What is science fiction? Today my first thought of sci-fi usually involves some combination of fast flying vehicles in outer space, crazy non human or super human characters, a couple of light sabers with a touch of fantasy or romance. It’s not real. At least not in the world I live. Both Shelley and Joy’s works have led me to believe something. That the science fiction section in libraries and bookstores should be located in close proximity to the science and technology area. This not only brings to light the possibilities of the science field against what has already been accomplished but also allows for the ease of transition. Technology is ever changing step by step, and at a rapid pace in our world. We, as normal citizens, enjoying the fruits of scientist’s labor, hardly notice these changes.

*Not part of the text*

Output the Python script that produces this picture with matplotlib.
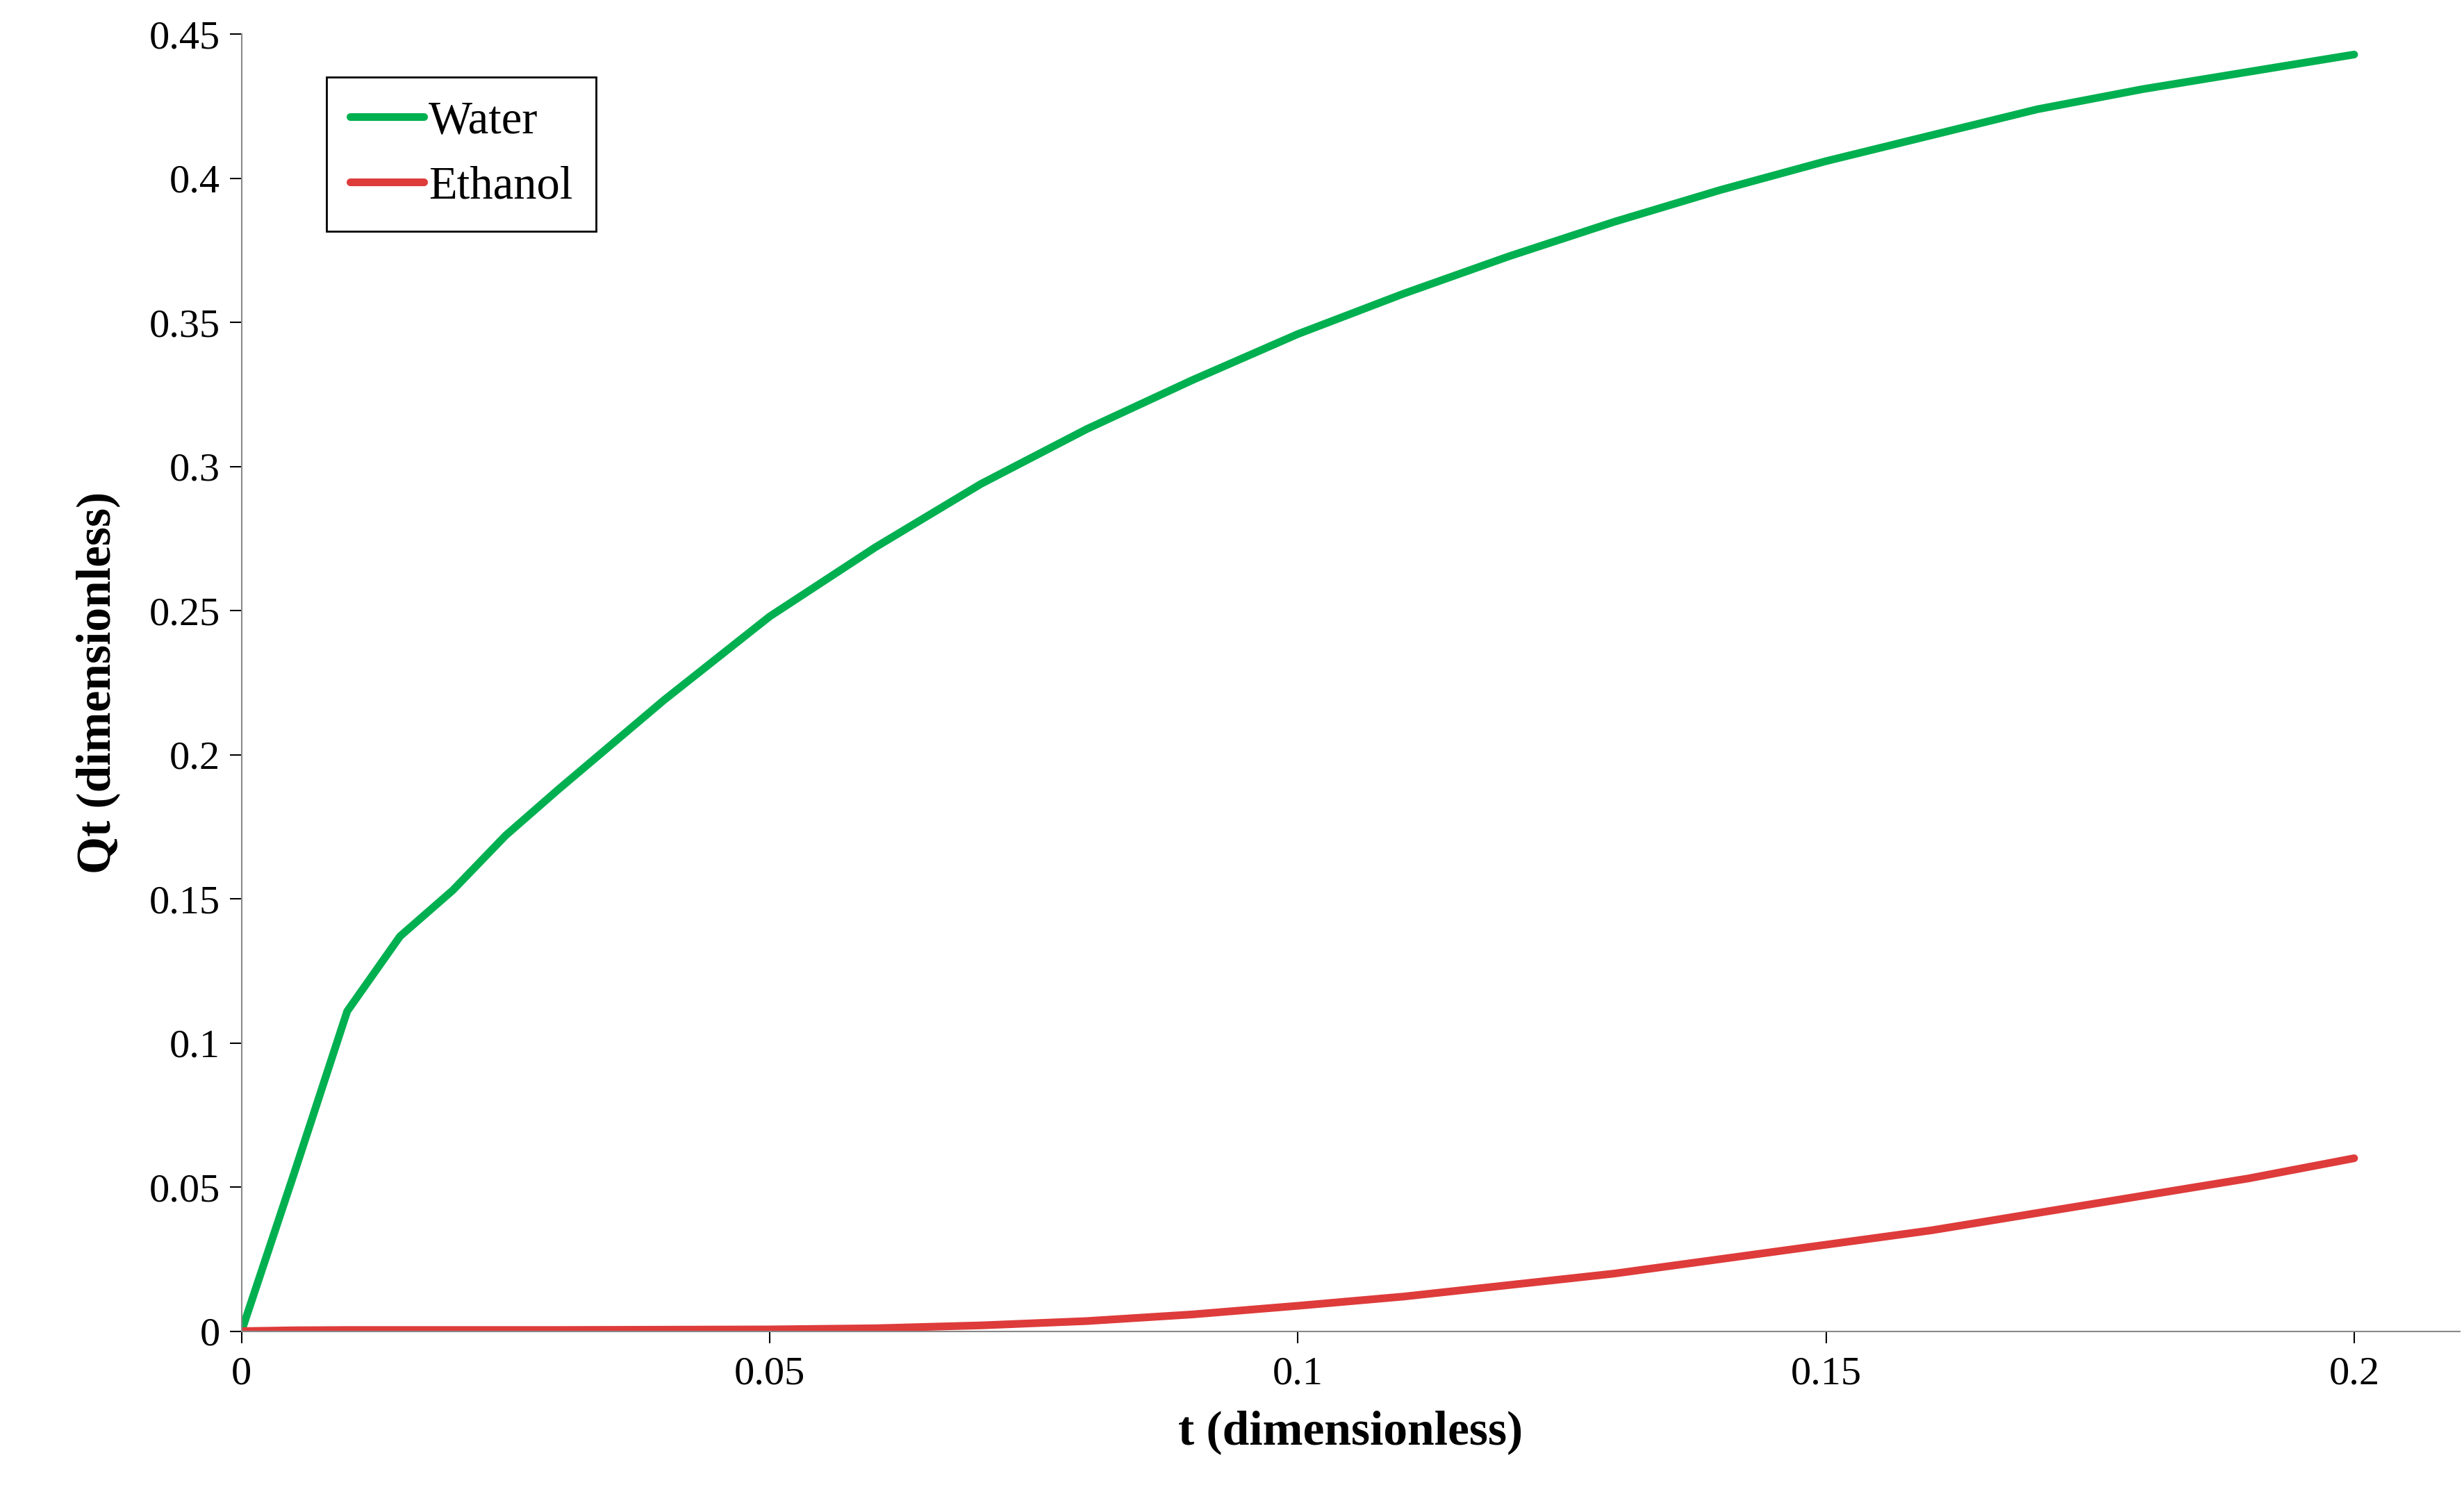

We may simply become excited at the news of an upgrade to our latest gadget or momentarily intrigued by a breakthrough discovery in one of the sciences. Such events are normal. It is when science attempts to skip too many steps to get to the next stage of evolution that it becomes fiction. Even as reading the enlightenment of Victor in Shelley’s novel as he decides to take the natural sciences to twist death itself, I thought, ‘It’s the 18th century, people don’t even know what dying is yet and you’re already trying to reverse its results.’ I know the statement sounds silly but it proves a point. That fiction involves science outside or ahead of its time.
That being said, what makes Joy’s essay non-fiction and Shelley’s novel fiction? Joy does in fact spend a great portion of his essay discussing possible futures of the human race either being closely intertwined with that of robotic beings or becoming extinct at the hands of its own creation. Yet this is not fact. It is speculation. Joy makes convincing arguments, tossing theories around but supporting them with not only the existence of current sciences but suggesting a timeline. It is a rather broad timeline ranging from millions of years in the future to just over a decade in the future but it is a timeline. This is where speculation turns into believability. Believability combined with just enough truth places Joy’s arguments as an essay in the non-fiction genre. Why not Frankenstein?

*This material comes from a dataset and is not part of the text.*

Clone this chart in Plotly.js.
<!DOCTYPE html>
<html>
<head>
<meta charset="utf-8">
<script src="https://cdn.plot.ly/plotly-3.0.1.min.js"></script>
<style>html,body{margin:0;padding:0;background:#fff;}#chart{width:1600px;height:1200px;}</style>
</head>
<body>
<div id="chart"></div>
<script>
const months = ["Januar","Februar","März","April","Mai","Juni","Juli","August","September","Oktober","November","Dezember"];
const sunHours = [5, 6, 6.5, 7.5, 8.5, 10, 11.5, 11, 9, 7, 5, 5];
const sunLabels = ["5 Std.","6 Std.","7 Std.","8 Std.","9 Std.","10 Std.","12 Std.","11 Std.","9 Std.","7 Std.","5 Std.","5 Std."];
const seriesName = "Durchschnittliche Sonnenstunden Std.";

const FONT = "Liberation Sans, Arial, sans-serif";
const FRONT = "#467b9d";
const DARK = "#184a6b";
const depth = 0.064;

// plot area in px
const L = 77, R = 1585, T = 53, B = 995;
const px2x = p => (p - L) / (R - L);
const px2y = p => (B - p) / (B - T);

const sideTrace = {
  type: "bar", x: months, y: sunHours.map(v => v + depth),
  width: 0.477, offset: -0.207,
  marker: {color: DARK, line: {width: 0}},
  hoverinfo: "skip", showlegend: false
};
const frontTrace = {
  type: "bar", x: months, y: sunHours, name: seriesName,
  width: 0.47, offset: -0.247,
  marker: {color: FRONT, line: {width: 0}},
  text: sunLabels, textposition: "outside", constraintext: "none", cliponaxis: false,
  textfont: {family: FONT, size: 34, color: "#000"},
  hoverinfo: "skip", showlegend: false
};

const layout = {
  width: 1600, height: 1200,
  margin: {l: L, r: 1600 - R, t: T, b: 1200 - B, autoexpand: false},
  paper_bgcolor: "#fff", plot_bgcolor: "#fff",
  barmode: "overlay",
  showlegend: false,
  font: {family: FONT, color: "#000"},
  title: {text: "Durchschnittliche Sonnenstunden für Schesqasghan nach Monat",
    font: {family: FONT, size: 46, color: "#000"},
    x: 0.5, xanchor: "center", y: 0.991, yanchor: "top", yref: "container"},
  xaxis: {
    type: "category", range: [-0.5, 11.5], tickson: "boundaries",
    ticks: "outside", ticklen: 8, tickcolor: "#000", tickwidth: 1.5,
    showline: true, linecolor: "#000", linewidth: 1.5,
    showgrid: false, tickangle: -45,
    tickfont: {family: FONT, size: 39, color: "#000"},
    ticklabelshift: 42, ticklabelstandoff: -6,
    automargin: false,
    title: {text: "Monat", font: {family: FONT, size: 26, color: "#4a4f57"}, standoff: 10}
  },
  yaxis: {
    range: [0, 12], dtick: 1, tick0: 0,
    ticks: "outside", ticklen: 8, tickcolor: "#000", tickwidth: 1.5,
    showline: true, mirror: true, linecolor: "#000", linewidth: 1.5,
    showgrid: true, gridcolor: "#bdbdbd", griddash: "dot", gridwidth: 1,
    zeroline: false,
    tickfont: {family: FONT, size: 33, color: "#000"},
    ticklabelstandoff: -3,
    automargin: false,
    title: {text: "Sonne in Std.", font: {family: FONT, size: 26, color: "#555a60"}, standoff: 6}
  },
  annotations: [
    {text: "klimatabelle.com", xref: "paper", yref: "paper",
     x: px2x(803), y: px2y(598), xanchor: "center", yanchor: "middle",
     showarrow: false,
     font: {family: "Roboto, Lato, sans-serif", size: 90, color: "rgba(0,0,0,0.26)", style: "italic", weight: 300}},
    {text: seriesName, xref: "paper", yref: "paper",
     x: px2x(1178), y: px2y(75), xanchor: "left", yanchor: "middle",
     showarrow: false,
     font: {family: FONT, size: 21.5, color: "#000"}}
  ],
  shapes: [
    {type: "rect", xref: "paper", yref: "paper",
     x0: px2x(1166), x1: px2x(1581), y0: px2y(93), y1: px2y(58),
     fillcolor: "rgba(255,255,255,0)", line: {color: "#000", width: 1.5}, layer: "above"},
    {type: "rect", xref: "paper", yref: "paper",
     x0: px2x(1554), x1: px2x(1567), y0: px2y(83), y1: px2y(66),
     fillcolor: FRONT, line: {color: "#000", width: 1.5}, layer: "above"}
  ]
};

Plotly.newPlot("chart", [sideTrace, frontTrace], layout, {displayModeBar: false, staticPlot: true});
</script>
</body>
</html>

Shelley is in effect, making a similar argument to Joy. An argument accompanied by a vivid account of a young fictional scientist. She was simply lacking in the believability aspect, taking science far beyond that of an 18th century context. The argument is the key though. Shelley explores the consequence of scientific expansion as her character Victor toils over a lifeless body expecting to reverse the effects of death. He does this without any thought to its consequences, at least none of the negative ones. This is evident when his mindset changes and he realizes a little too late that what had become his life, his child was now simply a wretched monster in his eyes. One could “cough” that mistake up to youthful ignorance, but what he did next was completely irresponsible in terms of scientific exploration. He left his experiment to roam free. It was an uncontrolled experiment that would cost him dearly. When he had the chance to stop this mistake he didn’t take it and it inevitably destroyed him, mentally and emotionally. Joy expresses this same concern. That we could be blindly throwing ourselves into science and technology exploration that could very well be our demise.

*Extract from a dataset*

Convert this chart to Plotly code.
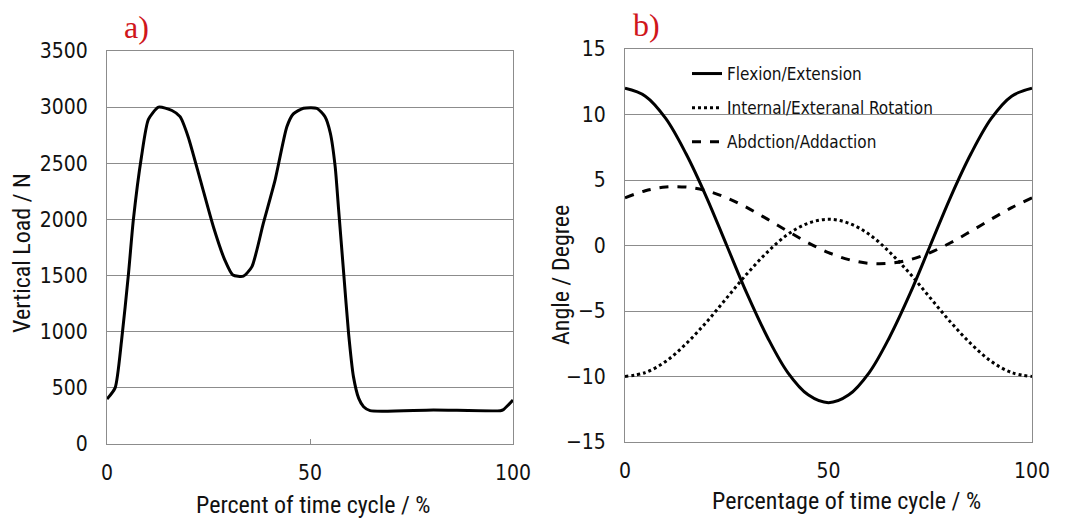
import plotly.graph_objects as go

# ---- Panel a) vertical load ----
load_x = [0, 2, 3.6, 5.3, 6.5, 8.5, 10.2, 12.7, 16, 18, 20, 23, 26.2, 29, 31, 33.6,
          35.7, 38.5, 41.4, 44.3, 45.9, 48.4, 51.7, 53.7, 55, 56.2, 57, 58.3, 59.5,
          60.7, 62, 63.2, 64.8, 80.4, 96.9, 97.7, 100]
load_y = [400, 500, 926, 1520, 2000, 2560, 2890, 3000, 2970, 2915, 2735, 2350, 1935,
          1640, 1505, 1495, 1580, 1965, 2350, 2825, 2940, 2990, 2990, 2915, 2770, 2470,
          2110, 1520, 985, 600, 406, 332, 297, 303, 297, 308, 392]

# ---- Panel b) angles ----
ang_x = [0, 5, 10, 15, 20, 25, 30, 35, 40, 45, 50, 55, 60, 65, 70, 75, 80, 85, 90, 95, 100]
flex = [12.0, 11.4, 9.7, 7.0, 3.7, 0.0, -3.7, -7.0, -9.7, -11.4, -12.0,
        -11.4, -9.7, -7.0, -3.7, 0.0, 3.7, 7.0, 9.7, 11.4, 12.0]
rot = [-10.0, -9.7, -8.85, -7.5, -5.85, -4.0, -2.15, -0.5, 0.85, 1.7, 2.0,
       1.7, 0.85, -0.5, -2.15, -4.0, -5.85, -7.5, -8.85, -9.7, -10.0]
abd = [3.64, 4.18, 4.46, 4.46, 4.18, 3.64, 2.89, 2.01, 1.09, 0.21, -0.54,
       -1.08, -1.36, -1.36, -1.08, -0.54, 0.21, 1.09, 2.01, 2.89, 3.64]

names = ["Flexion/Extension", "Internal/Exteranal Rotation", "Abdction/Addaction"]
dashes = ["solid", "dot", "dash"]

PAGE_OFF = 8            # default body margin of the html page
W, H = 1069 - PAGE_OFF, 518 - PAGE_OFF
FONT = "DejaVu Sans Condensed"
TFONT = "Roboto Condensed"
TXT = "#111"
GRID = "#8c8c8c"

fig = go.Figure()
fig.add_trace(go.Scatter(x=load_x, y=load_y, mode="lines",
                         line=dict(color="black", width=3, shape="spline", smoothing=0.6),
                         showlegend=False, xaxis="x", yaxis="y"))
for nm, ys, d in zip(names, [flex, rot, abd], dashes):
    fig.add_trace(go.Scatter(x=ang_x, y=ys, mode="lines", name=nm, legendgroup=nm,
                             line=dict(color="black", width=3, dash=d, shape="spline"),
                             xaxis="x2", yaxis="y2"))


def px_x(p):
    return (p - PAGE_OFF) / W


def px_y(p):
    return 1 - (p - PAGE_OFF) / H


axis_common = dict(showline=True, linecolor=GRID, linewidth=1, mirror=True, zeroline=False,
                   automargin=False, tickfont=dict(family=FONT, size=21, color=TXT))

title_font = dict(family=TFONT, size=24, color=TXT)

fig.update_layout(
    width=W, height=H, margin=dict(l=0, r=0, t=0, b=0),
    paper_bgcolor="white", plot_bgcolor="white",
    xaxis=dict(domain=[px_x(107), px_x(513)], range=[0, 100], tickvals=[0, 50, 100],
               ticks="inside", ticklen=5, tickcolor=GRID, showgrid=False, anchor="y",
               ticklabelstandoff=10, **axis_common),
    yaxis=dict(domain=[px_y(444), px_y(51)], range=[0, 3500], dtick=500, showgrid=True,
               gridcolor=GRID, gridwidth=1, anchor="x", ticklabelstandoff=14, **axis_common),
    xaxis2=dict(domain=[px_x(625), px_x(1032)], range=[0, 100], tickvals=[0, 50, 100],
                ticks="", showgrid=False, anchor="y2", ticklabelstandoff=10, **axis_common),
    yaxis2=dict(domain=[px_y(442), px_y(49)], range=[-15, 15], dtick=5, showgrid=True,
                gridcolor=GRID, gridwidth=1, anchor="x2", ticklabelstandoff=14, **axis_common),
    legend=dict(x=px_x(687), y=px_y(56), xanchor="left", yanchor="top",
                font=dict(family=FONT, size=17, color=TXT), bgcolor="rgba(0,0,0,0)",
                tracegroupgap=9, itemwidth=30),
    annotations=[
        dict(text="Percent of time cycle / %", x=px_x(313), y=px_y(505), xref="paper", yref="paper",
             xanchor="center", yanchor="middle", showarrow=False, font=title_font),
        dict(text="Vertical Load / N", x=px_x(22), y=px_y(253), xref="paper", yref="paper",
             xanchor="center", yanchor="middle", textangle=-90, showarrow=False, font=title_font),
        dict(text="Percentage of time cycle / %", x=px_x(846), y=px_y(501), xref="paper", yref="paper",
             xanchor="center", yanchor="middle", showarrow=False, font=title_font),
        dict(text="Angle / Degree", x=px_x(561), y=px_y(275), xref="paper", yref="paper",
             xanchor="center", yanchor="middle", textangle=-90, showarrow=False, font=title_font),
        dict(text="a)", x=px_x(122), y=px_y(27), xref="paper", yref="paper", xanchor="left", yanchor="middle",
             showarrow=False, font=dict(family="Liberation Serif", size=32, color="#d0161b")),
        dict(text="b)", x=px_x(631), y=px_y(25), xref="paper", yref="paper", xanchor="left", yanchor="middle",
             showarrow=False, font=dict(family="Liberation Serif", size=32, color="#d0161b")),
    ],
)

fig.write_html("out.html")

With this information acknowledged, how can we not accept Shelley’s novel as more than just literature? Strip Shelley’s novel of sub plots and characters and we have Joy’s arguments and concerns 200 years early. Add the first self replicating robot to Joy’s essay and we have the 21st century Frankenstein. It is as if they are interchangeable yet we have the natural tendency to consider one work more seriously over the other. If by changing this mindset can we learn to appreciate information, warnings, and insights from all venues of literature?